The tray ceiling runs more than forty feet across the kitchen and great room. That is a lot of surface to get wrong. When Kelli Riggs and Perla Delacruz, co-founders of Interiors by Casa Mia, first walked this Palm Beach Gardens home, that ceiling was bare and white, the same as everything else. The potential in it was immediate.

In its bones the home was beautiful, and in its finish it was punishing. High ceilings, expansive tray work, a soaring foyer above the stair, white throughout, and finished in a way that read as high-gloss and cold rather than as the architectural asset it was. The brief was simple and the difficulty was real. Keep it modern, make it warm. Getting both things at once, without one canceling the other, is the problem that animated every decision in the house.

What the Ceiling Knows

Their answer was in the materials, and in refusing to treat modern and natural as opposites. Black oak furniture and leather seating gave the rooms weight. Alabaster lighting, plaster walls, linen drapes, and wool rugs gave them warmth. Each was natural where the original palette had read as cold, and specific enough to hold the modern character of the house intact.

The ceiling was where the most exacting work happened. White oak millwork now runs the length of it, but the warmth had to arrive without the wood asserting itself. “We hand selected every single board to ensure that we didn’t introduce too much of the wood’s natural knotting or shade variation so that the modern palette was maintained,” Riggs says. It is the kind of decision that rarely registers consciously on a visitor moving through the space, but registers absolutely in how the room feels.

Resolution at the foyer took a different form. Its twenty-four-foot ceiling volume above the staircase, left unaddressed, would have read as institutional. Instead the space grounds itself through custom millwork on the stair wall, a console table, and the vertical rhythm of the railing, with impact lighting scaled to the height and the whole composition held in check by light filtering through from the adjacent rooms. The mirror above the console catches the dining room opposite, pulling the two spaces into quiet conversation.

Where the Client Ends and the Designer Begins

Part of why the home holds together is that the client and the designers wanted the same things. The masculine edge running through the furniture and metalwork, the coastal photography and artwork reading across several rooms, the consistent preference for natural materials over synthetic ones. These were the client’s instincts as much as the designers’. “The color palette, masculine features, coastal photography and artwork, and appreciation for natural elements were all a reflection of the client’s preferences,” Riggs says.

That kind of alignment is something Interiors by Casa Mia works deliberately to build. Clients are invited into the process as collaborators, joining sourcing trips, weighing in on decisions, or handing the firm an early conversation to translate into a finished home. The aim is a space that reads as a representation of the people who live in it, not only a beautiful one. When the client wavered on a single material selection partway through, unconvinced it would cohere, the directors offered reassurance and let the finished room make the argument. Once it was complete, the client loved it.

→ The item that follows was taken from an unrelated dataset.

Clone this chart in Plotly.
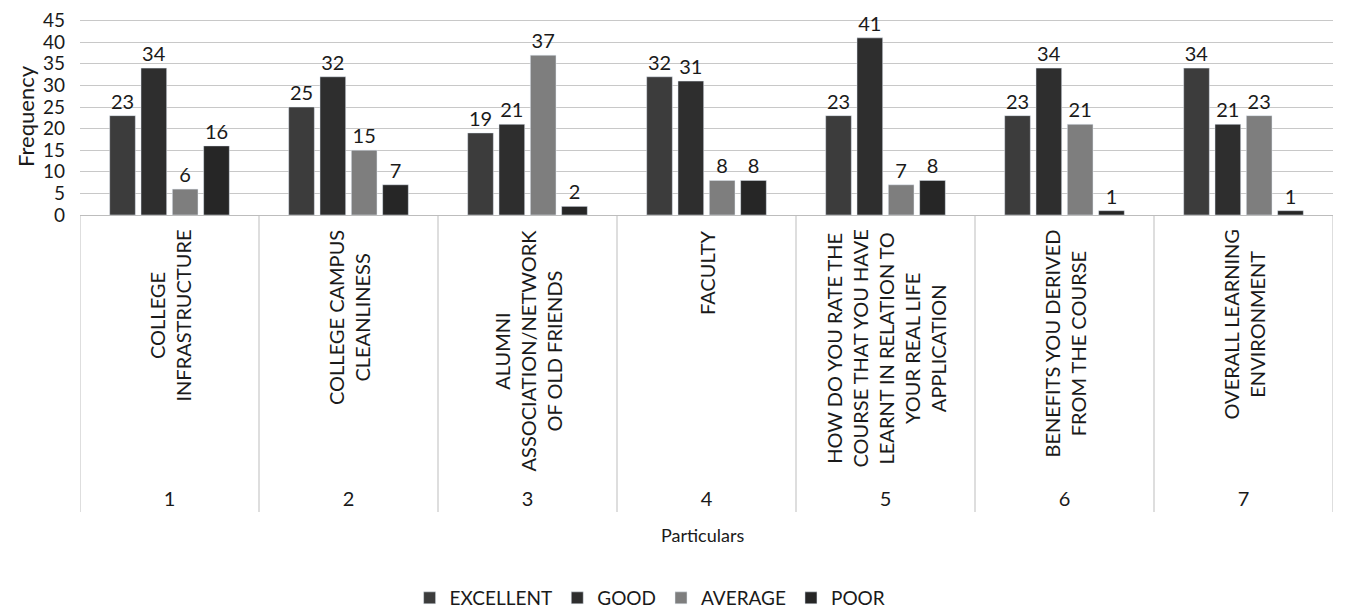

The two of them have worked together long enough to have built an internal quality check of their own. When their instincts diverge, they don’t resolve it by compromise. They go back to the drawing board. “We’ve learned over the years of working together that our best work comes from unanimous decisions,” Kelli says. “If there’s a disagreement, that doesn’t mean that one person is right over the other, it means that there’s room for improvement on that given idea.” On a project carrying as many decisions as a full home renovation, that standard shows. Nothing in the house reads like a compromise.

The Room That Earns the Read

Not every room in the house works in the same key. The darkest of them, low-lit and walled in charcoal, was designed for movies and games and makes no apology for it. Where the main living areas hold to warm neutrals and natural oak, this one presses into brass and shadow, with a slatted ceiling, a popcorn machine, and a wall of framed posters that signal exactly whose room it is. The powder bath does something similar in a smaller register, with deep-toned plaster walls, a light stone vanity top, and a single narrow mirror, a deliberate pause in a house that otherwise runs light.

These darker rooms are what give the lighter ones their meaning. A house that only knew one register would have arrived at warmth by default. This one moves the other way wherever the program asks for it, which is the surest sign that the ease running through the rest of it was chosen rather than stumbled into.

None of it announces itself, and that was the intent from the first walk-through, when the ceiling was still bare and white and Riggs and Delacruz could already see what it could be. Look up in the great room now and the ceiling that started it all is the thing that holds the room together.